The October 2010 poll, as you now know, shows Rick Perry leading Bill White 50 percent to 40 percent among self-reporting registered voters, with Republican candidates in other statewide races enjoying double-digit leads and the results of the generic congressional ballot favoring the Republican Party by 18 points. (A summary of results can be downloaded here; as always, complete results including the data file will be available by the end of the week both here and at the UT government department’s Texas Politics website.)
The Perry-White result includes the responses to a follow-up question posed to those who responded “don’t know” about their preference for governor. This was a different approach from the September UT/Tribune poll, conducted at a time when we thought many voters had yet to turn their attention to the election. About 15 percent of the October sample said they were undecided in their initial response. When we pressed respondents to express a preference, equal numbers chose Perry and White, adding 5.4 percent to each candidate’s totals. Libertarian Kathie Glass gained an additional 2 percent from these “pushed” undecided respondents, and Deb Shafto, the Green candidate, gained another point. This left the undecided number at less than half a percentage point.
The enthusiasm gap
There has been a great deal of talk in this election cycle about the “enthusiasm gap.” The definition is straightforward: It is the tendency of one partisan side (in this case, the Republicans) to tell pollsters that they are more interested in this election and more likely to vote. We have certainly seen evidence of this in the UT/Texas Tribune polls this year. Across all polls, Republicans have been 9 points more likely than Democrats to say they are “extremely interested” in politics. The direction of the enthusiasm gap has reversed itself from 2006 and 2008, when Democratic voters — especially African-Americans and younger voters — were more likely to show interest and a determination to cast their ballots. The main question associated with this phenomenon in 2010, however, is whether it will manifest itself in a disproportionately pro-GOP electorate.
From the perspective of the pollster, the enthusiasm gap creates some difficulties. Initially, it tends to create response biases. That is, those who are more enthused are more likely to agree to talk to a pollster about politics. In 2010, it has been particularly difficult to get younger people and ethnic minorities to respond to our polls. But there are ways to deal with this issue, including multiple attempts to reach individuals from these groups selected for our samples and (of course) weighting these individuals' responses to representative proportions in the poll.

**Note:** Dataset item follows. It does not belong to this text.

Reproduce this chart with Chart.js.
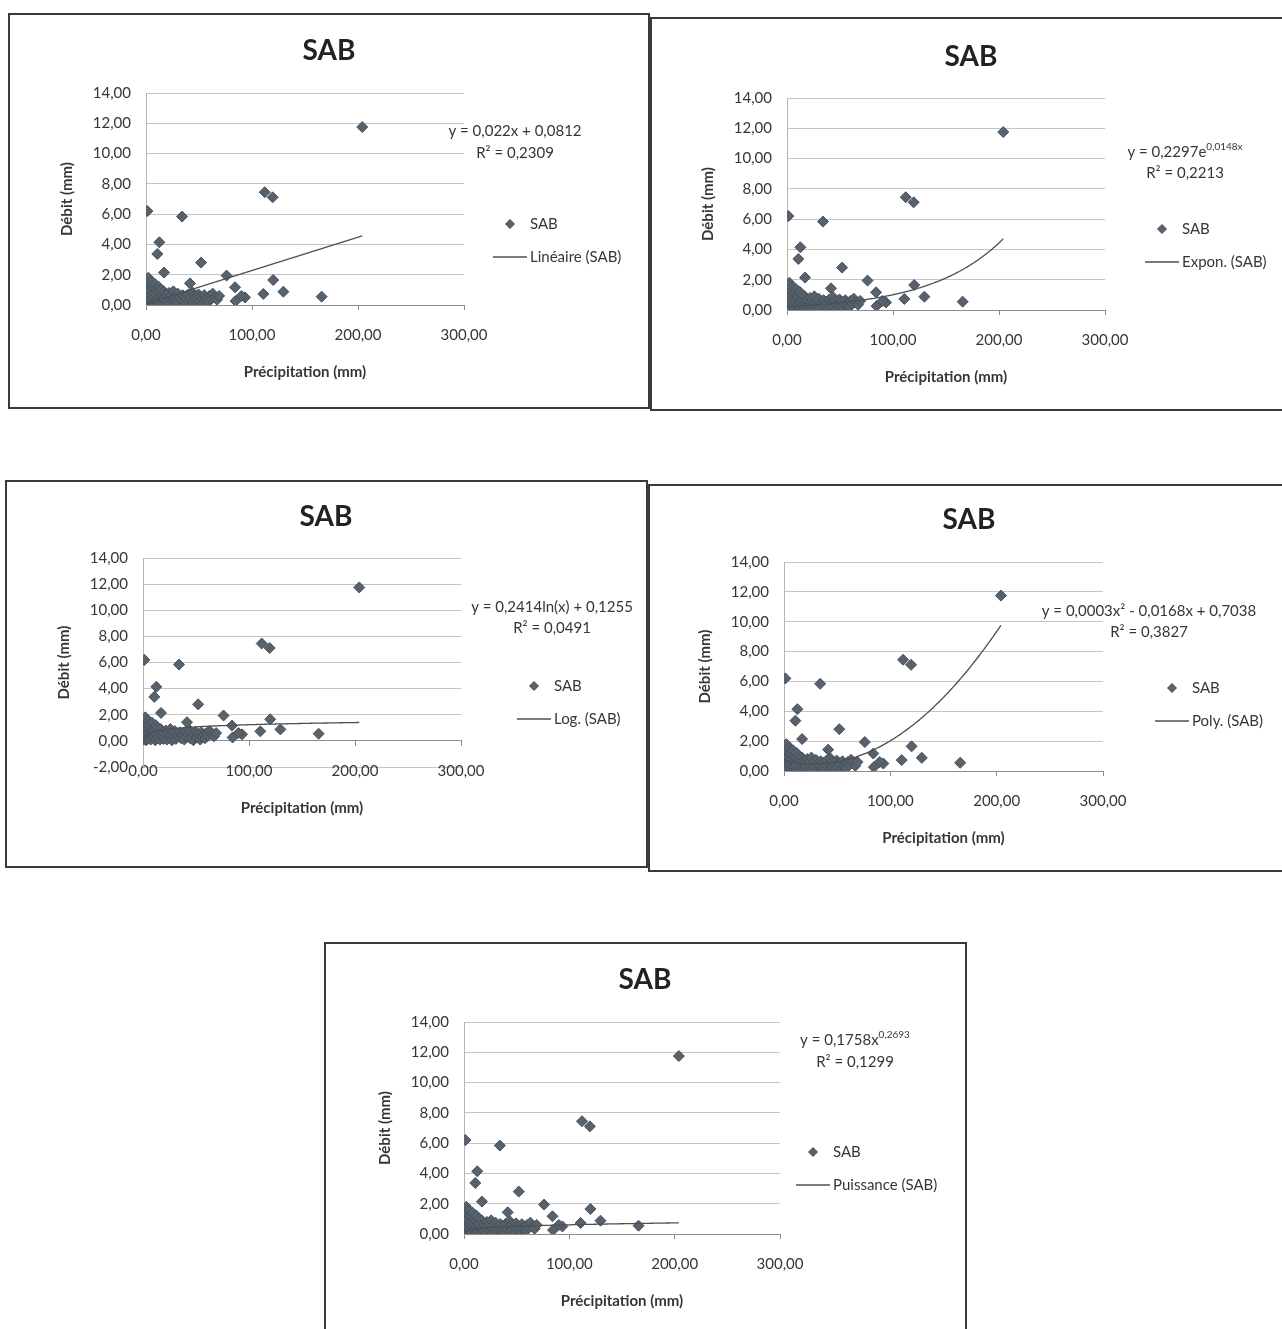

The other issue associated with the enthusiasm gap involves estimating the likely electorate. Like most polling organizations, we have been reporting our trial ballot results among registered voters throughout 2010. As the election nears, though, we wanted to estimate who is a likely voter within our poll and report the ballot numbers for that sub-sample. Almost all polling organizations make this switch in October, as voters focus in on the races and interest and engagement rises. ABC/Washington Post, CBS/New York Times, NBC/Wall Street Journal, CNN/Time, Fox News/Opinion Dynamics and Gallup have all reported their numbers for likely voters in their most recent polls. Predictably, since these likely voter models rely on self-reported interest and turnout intent, they have produced significantly more Republican-leaning results than we find among all registered voters. In the case of Gallup’s initial likely voter results, a single-digit Republican edge in the generic ballot for Congress swelled to a 19-point GOP advantage. Gallup did offer a less “restrictive” likely voter screen (their “high turnout” model), which showed a still huge 12-point Republican lead.
Who will vote?
In light of all this, we faced two important decisions: (1) how to estimate the likely electorate for 2010 and (2) whether and how to report our numbers. Let us dispense with the second question first: We decided to report our numbers among registered voters in our official reports and press releases for the sake of continuity. That is, we wanted people to be able to compare, for example, Perry’s lead over White over time and not cause confusion about any dynamics in the race with a switch in methodology. We also decided, however, to estimate a likely voter model and report the results here. We should emphasize that we are not “hiding” these numbers. We make clear that our top-line results are for all registered voters. Moreover, transparency is one of our primary goals. Perhaps most notably, the UT/TT data are available for download, so people can create their own turnout models.
So how to create a likely voter model? Campaign pollsters typically use a combination of past voting history — available off the registered voter list — and current interest and engagement. Those who have voted in the past, as well as those who are jazzed about voting this year, tend to get into the likely electorate.
Political scientists often use more elaborate, multivariate models. These take into account demographic and political characteristics, self-rated interest and self-rated past vote behavior and are specified based on examinations of past polls in which scholars have gone back after the election and checked to see which respondents actually voted.
Since we are not sampling off of the registered voter list and do not have reliable, validated turnout data from Texas, we rely on self-rated interest and turnout history. This is not ideal, but almost all of the major national polls use this method, and their results have tended to be very close to the actual results on Election Day. More particularly, our likely voters are those who:
1. Say they have voted in “every” election or "almost every" election over the past three to four years and say they are either "extremely" or “somewhat interested” in politics.
2. Say they have voted in past elections "some of the time" over the past three to four years and say they are “extremely interested” in politics.
How the screens affect the results
Given the undoubted inflation of both past turnout and current interest, this is a pretty generous screen, with 600 of 800 registered respondents qualifying as likely voters. And how does this affect the race for governor? Among all respondents in the sample, Perry leads White 50 percent to 40 percent, with just less than 1 percent undecided. Among likely voters, however, Perry leads White 55 percent to 35 percent, with 1 percent undecided. As you might expect from those numbers, those who are least likely to vote are also younger, more racially and ethnically diverse and more Democratic.
Other likely voter screens look even worse for the Democrats. What if we only took those 356 respondents who said they vote in every election? Perry leads White by 24 points (57 percent to 33 percent). The margins of error in these calculations increase as the voter screens reduce the sample sizes.
It is possible that Democrats will become more engaged and interested as Election Day approaches. This is certainly what President Barack Obama, Speaker Nancy Pelosi and Texas Democrats are counting on. And we will not be able to measure this (if it does occur), as this will be our final poll of the cycle. But in Texas, the enthusiasm gap in late October is very real, and it could be the difference (as Democratic pollster Peter Hart has said) between a Category 3 and a Category 5 hurricane.